Quando Pilato mise mano al tesoro del Tempio per costruire un
acquedotto, prevedendo la rivolta popolare mescolò alla folla i suoi
soldati travestiti perché potessero massacrare, a bastonate, i capi
dei ribelli, come
ci racconta Giuseppe Flavio:
“con l’ordine di
non usare le spade, ma di picchiare i dimostranti con bastoni [..]. I
Giudei furono percossi e molti morirono per i colpi ricevuti, molti
calpestati da loro stessi nel fuggi fuggi" (Giuseppe
Flavio, Guerra Giudaica, II, op. cit.).
Ciò
accadde nell'anno 30 d.C., quindi in prossimità della crocifissione
di Gesù. Nel 36 d.C. a
causa della sua ferocia vendicativa, Pilato fu destituito per ordine
del legato di Siria Aulio Vitellio (poi imperatore) e processato.

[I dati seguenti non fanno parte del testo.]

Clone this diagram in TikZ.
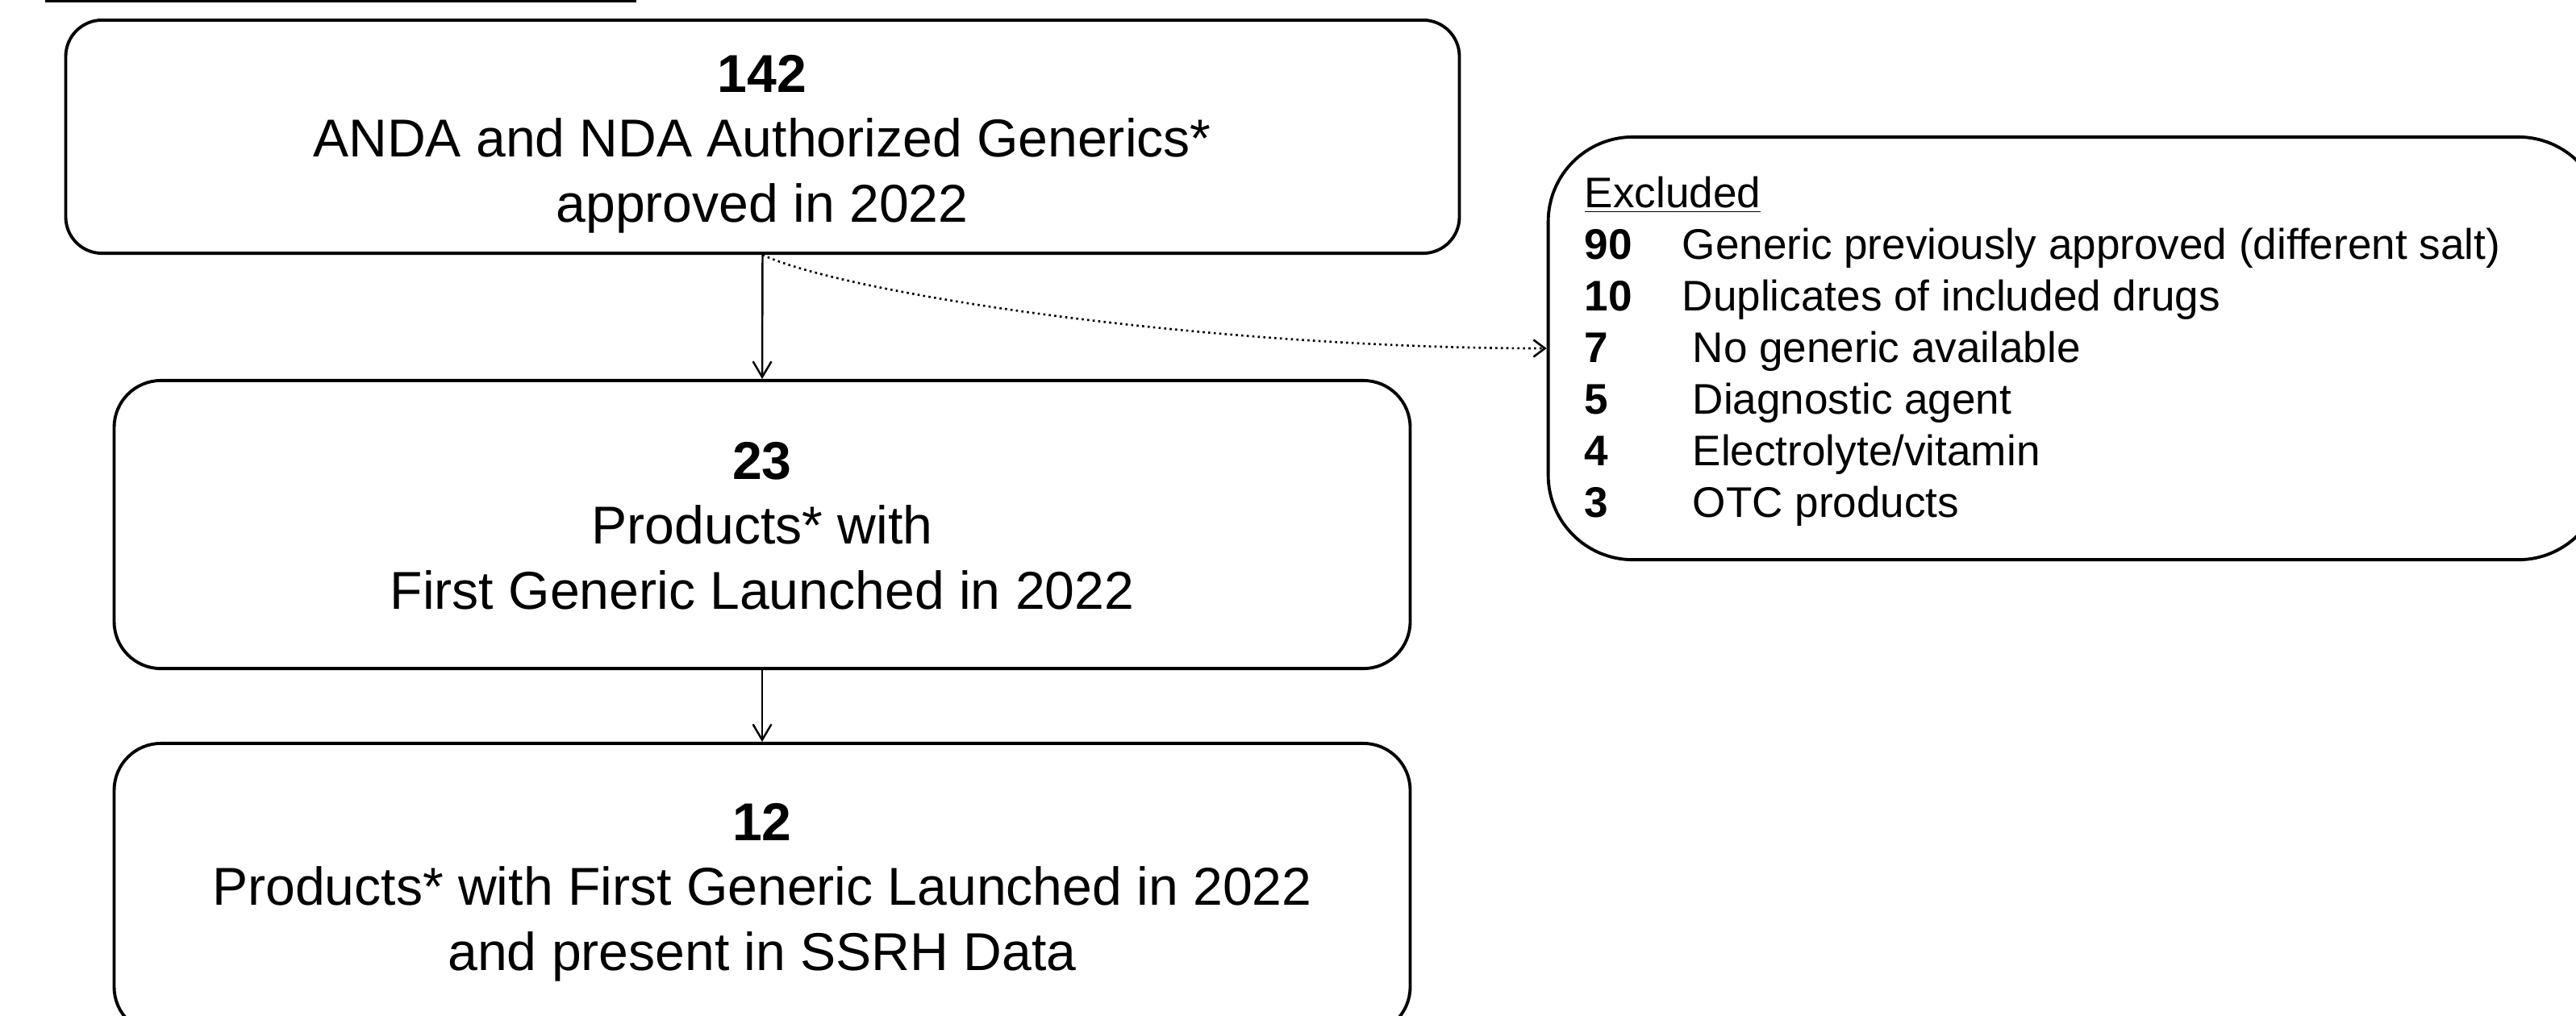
\documentclass[tikz,border=0pt]{standalone}
\usepackage{fontspec}
\setmainfont{Liberation Sans}
\usetikzlibrary{arrows.meta}
\begin{document}
\begin{tikzpicture}[x=0.01cm,y=-0.01cm,
  box/.style={draw, line width=1.1pt, inner sep=0pt},
  maintext/.style={inner sep=0pt, align=center, font=\fontsize{18.8pt}{22.8pt}\selectfont},
  extext/.style={inner sep=0pt, align=left, font=\fontsize{15.1pt}{18.2pt}\selectfont},
  arr/.style={line width=0.7pt, -{Straight Barb[length=5.5pt,width=6.5pt]}},
  dotarr/.style={line width=0.75pt, dash pattern=on 0.75pt off 1.2pt, -{Straight Barb[length=4pt,width=6pt]}}
]
\useasboundingbox (0,0) rectangle (3194,1259);
% cut-off header underline
\draw[line width=1pt] (56,1.5) -- (789,1.5);
% boxes
\node[box, rounded corners=0.45cm, minimum width=17.27cm, minimum height=2.89cm] (b1) at (945.5,169.5) {};
\node[box, rounded corners=0.58cm, minimum width=16.06cm, minimum height=3.57cm] (b2) at (945,650.5) {};
\node[box, rounded corners=0.58cm, minimum width=16.06cm, minimum height=3.60cm] (b3) at (945,1102) {};
\node[box, rounded corners=1.05cm, minimum width=13.07cm, minimum height=5.24cm] (ex) at (2573.5,432) {};
% texts (anchor=base is the baseline of the last line)
\node[maintext, anchor=base] (t1) at (945,275) {\textbf{142}\\ANDA and NDA Authorized Generics*\\approved in 2022};
\node[maintext, anchor=base] (t2) at (945,755) {\textbf{23}\\Products* with\\First Generic Launched in 2022};
\node[maintext, anchor=base] (t3) at (945,1203) {\textbf{12}\\Products* with First Generic Launched in 2022\\and present in SSRH Data};
\node[extext, anchor=base west] (t4) at (1964,641) {\underline{Excluded}\\
\makebox[34.4pt][l]{\textbf{90}}Generic previously approved (different salt)\\
\makebox[34.4pt][l]{\textbf{10}}Duplicates of included drugs\\
\makebox[38.1pt][l]{\textbf{7}}No generic available\\
\makebox[38.1pt][l]{\textbf{5}}Diagnostic agent\\
\makebox[38.1pt][l]{\textbf{4}}Electrolyte/vitamin\\
\makebox[38.1pt][l]{\textbf{3}}OTC products};
% connectors
\draw[arr] (b1.south) -- (b2.north);
\draw[arr] (b2.south) -- (b3.north);
\draw[dotarr] (b1.south) .. controls (1050,365) and (1500,432) .. (ex.west);
\end{tikzpicture}
\end{document}
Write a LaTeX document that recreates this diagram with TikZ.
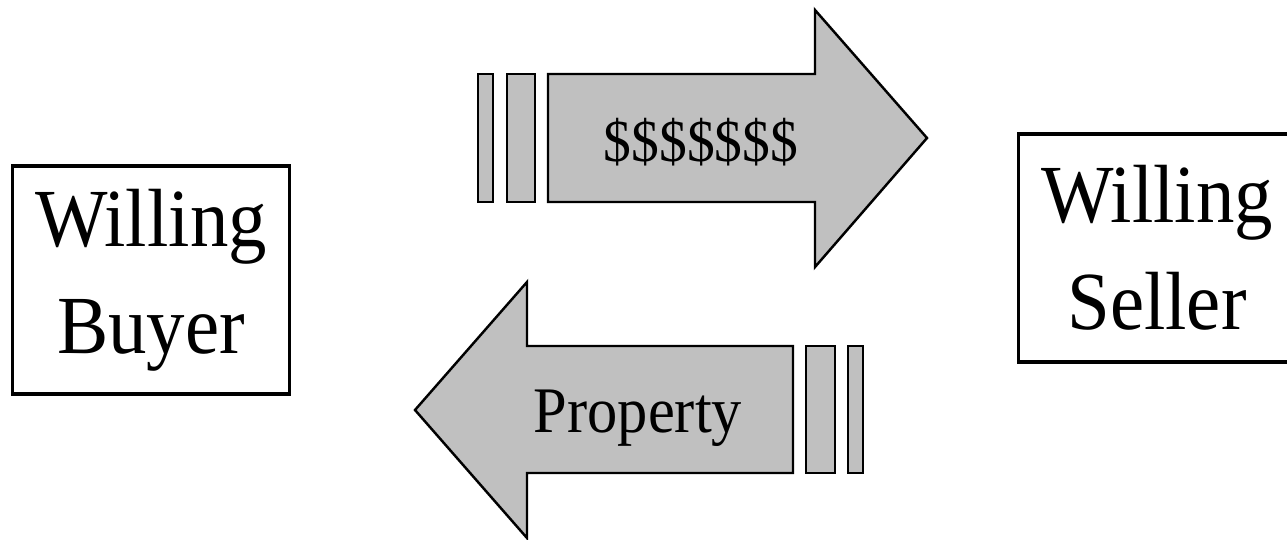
\documentclass[tikz,border=0pt]{standalone}
\usepackage{fontspec}
\setmainfont{Liberation Serif}[FakeStretch=0.93]
\usepackage{tikz}
\usetikzlibrary{positioning}
\definecolor{silver}{RGB}{192,192,192}

\begin{document}
\begin{tikzpicture}[
  x=0.02cm, y=-0.02cm,
  party/.style={draw, line width=2pt, minimum width=5.54cm, minimum height=4.56cm, align=center, font=\fontsize{47}{61}\selectfont},
  flow/.style={draw, line width=1.4pt, fill=silver, line join=miter},
  lbl/.style={inner sep=0pt}
]
  \useasboundingbox (0,0) rectangle (1287,539);
  \clip (0,0) rectangle (1287,539);

  \node[party] (buyer) at (151,280) {Willing\\Buyer};
  \node[party] (seller) at (1157,248) {Willing\\Seller};

  % money goes to the seller
  \draw[flow] (478,74) rectangle (493,202);
  \draw[flow] (507,74) rectangle (535,202);
  \draw[flow] (548,74) -- (815,74) -- (815,10) -- (927,138) -- (815,267) -- (815,202) -- (548,202) -- cycle;
  \node[lbl, font=\fontsize{34}{40}\selectfont] (money) at (701,142) {\$\$\$\$\$\$\$};

  % property goes to the buyer
  \draw[flow] (806,346) rectangle (835,473);
  \draw[flow] (848,346) rectangle (863,473);
  \draw[flow] (793,346) -- (527,346) -- (527,282) -- (415,410) -- (527,538) -- (527,473) -- (793,473) -- cycle;
  \node[lbl, font=\fontsize{37}{44}\selectfont] (property) at (638,418) {Property};
\end{tikzpicture}
\end{document}
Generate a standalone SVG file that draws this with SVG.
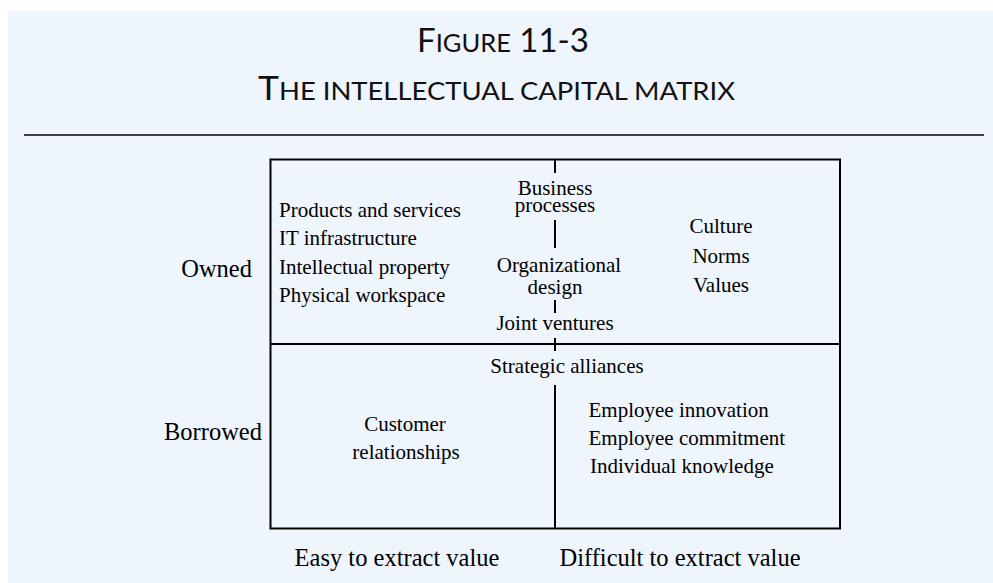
<svg xmlns="http://www.w3.org/2000/svg" width="993" height="583" viewBox="0 0 993 583">
<style>
.t{font-family:"Liberation Serif","Times New Roman",serif;font-size:21px;fill:#000}
.l{font-family:"Liberation Serif","Times New Roman",serif;font-size:24.5px;fill:#000}
.h{font-family:Lato,"Open Sans",sans-serif;fill:#111}
.ln{stroke:#000;stroke-width:2;fill:none}
</style>
<rect x="0" y="0" width="993" height="583" fill="#fff"/>
<rect x="8" y="11" width="985" height="572" fill="#eef5fc"/>
<g id="title">
<text class="h" x="503" y="52" text-anchor="middle" font-size="33">F<tspan font-size="25.5">IGURE</tspan> 11-3</text>
<text class="h" x="496.5" y="100" text-anchor="middle" font-size="33" textLength="477" lengthAdjust="spacingAndGlyphs">T<tspan font-size="25.5">HE INTELLECTUAL CAPITAL MATRIX</tspan></text>
</g>
<line x1="24" y1="135" x2="984" y2="135" stroke="#000" stroke-width="1.5"/>
<g id="matrix">
<rect class="ln" x="270.5" y="159.5" width="569.5" height="369"/>
<line class="ln" x1="270.5" y1="344" x2="840" y2="344"/>
</g>
<g id="connectors">
<line class="ln" x1="555" y1="159" x2="555" y2="173"/>
<line class="ln" x1="555" y1="220" x2="555" y2="248"/>
<line class="ln" x1="555" y1="300" x2="555" y2="313"/>
<line class="ln" x1="555" y1="338" x2="555" y2="351"/>
<line class="ln" x1="555" y1="385" x2="555" y2="529"/>
</g>
<g id="owned-easy">
<text class="t" x="279" y="217">Products and services</text>
<text class="t" x="279" y="245">IT infrastructure</text>
<text class="t" x="279" y="273.5">Intellectual property</text>
<text class="t" x="279" y="302">Physical workspace</text>
</g>
<g id="owned-middle">
<text class="t" text-anchor="middle"><tspan x="555" y="195">Business</tspan><tspan x="555" y="212">processes</tspan></text>
<text class="t" text-anchor="middle"><tspan x="559" y="272">Organizational</tspan><tspan x="555" y="293.5">design</tspan></text>
<text class="t" x="555" y="330" text-anchor="middle">Joint ventures</text>
</g>
<g id="owned-difficult">
<text class="t" x="721" y="233" text-anchor="middle">Culture</text>
<text class="t" x="721" y="263" text-anchor="middle">Norms</text>
<text class="t" x="721" y="292" text-anchor="middle">Values</text>
</g>
<g id="borrowed-middle">
<text class="t" x="567" y="373" text-anchor="middle">Strategic alliances</text>
</g>
<g id="borrowed-easy">
<text class="t" x="405" y="431" text-anchor="middle">Customer</text>
<text class="t" x="406" y="458.5" text-anchor="middle">relationships</text>
</g>
<g id="borrowed-difficult">
<text class="t" x="588.5" y="417">Employee innovation</text>
<text class="t" x="588.5" y="445">Employee commitment</text>
<text class="t" x="590" y="473">Individual knowledge</text>
</g>
<g id="labels">
<text class="l" x="252" y="277" text-anchor="end">Owned</text>
<text class="l" x="262" y="440" text-anchor="end">Borrowed</text>
<text class="l" x="397" y="566" text-anchor="middle">Easy to extract value</text>
<text class="l" x="680" y="566" text-anchor="middle">Difficult to extract value</text>
</g>
</svg>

Quindi, era un uomo crudelissimo e determinato, per nulla
corrispondente a come ce lo rappresentano i Vangeli. Una cosa è
certa: nessun governatore romano si sarebbe lasciata imporre una
decisione, come quella di condannare a morte Gesù, dagli schiamazzi
della folla, ed è altrettanto certo che non avrebbe mai potuto
emettere una sentenza di morte se non fosse stata giuridicamente
motivata da accuse, riconosciute fondate, di rivolta politica
antiromana e di sedizione armata. Quindi, Pilato non avrebbe mai
potuto far giustiziare barbaramente sulla croce Gesù se fosse stato
un innocuo pacifista disarmato, che predicava un messaggio puramente
spirituale, e i soldati romani non lo avrebbero trattato con
dileggio, come ribelle pericoloso, come sedicente “re dei giudei”,
se fosse stato un vero messaggero di amore universale.
Singolare
è stato il trattamento subito da Pilato da parte della Chiesa
pre-costantiniana, la quale, per ingraziarsi Roma, giunse quasi a
santificarlo insieme alla moglie Procla o Procula (ed è tuttora
canonizzato sia dalla Chiesa Copta, sia da quella Etiopica).
Ma,
dopo il trionfo del cristianesimo, secondo Eusebio di Cesarea, venne
fatto morire nei modi più atroci: decapitato, annegato nel Tevere,
perseguitato da frotte di demoni, e così via.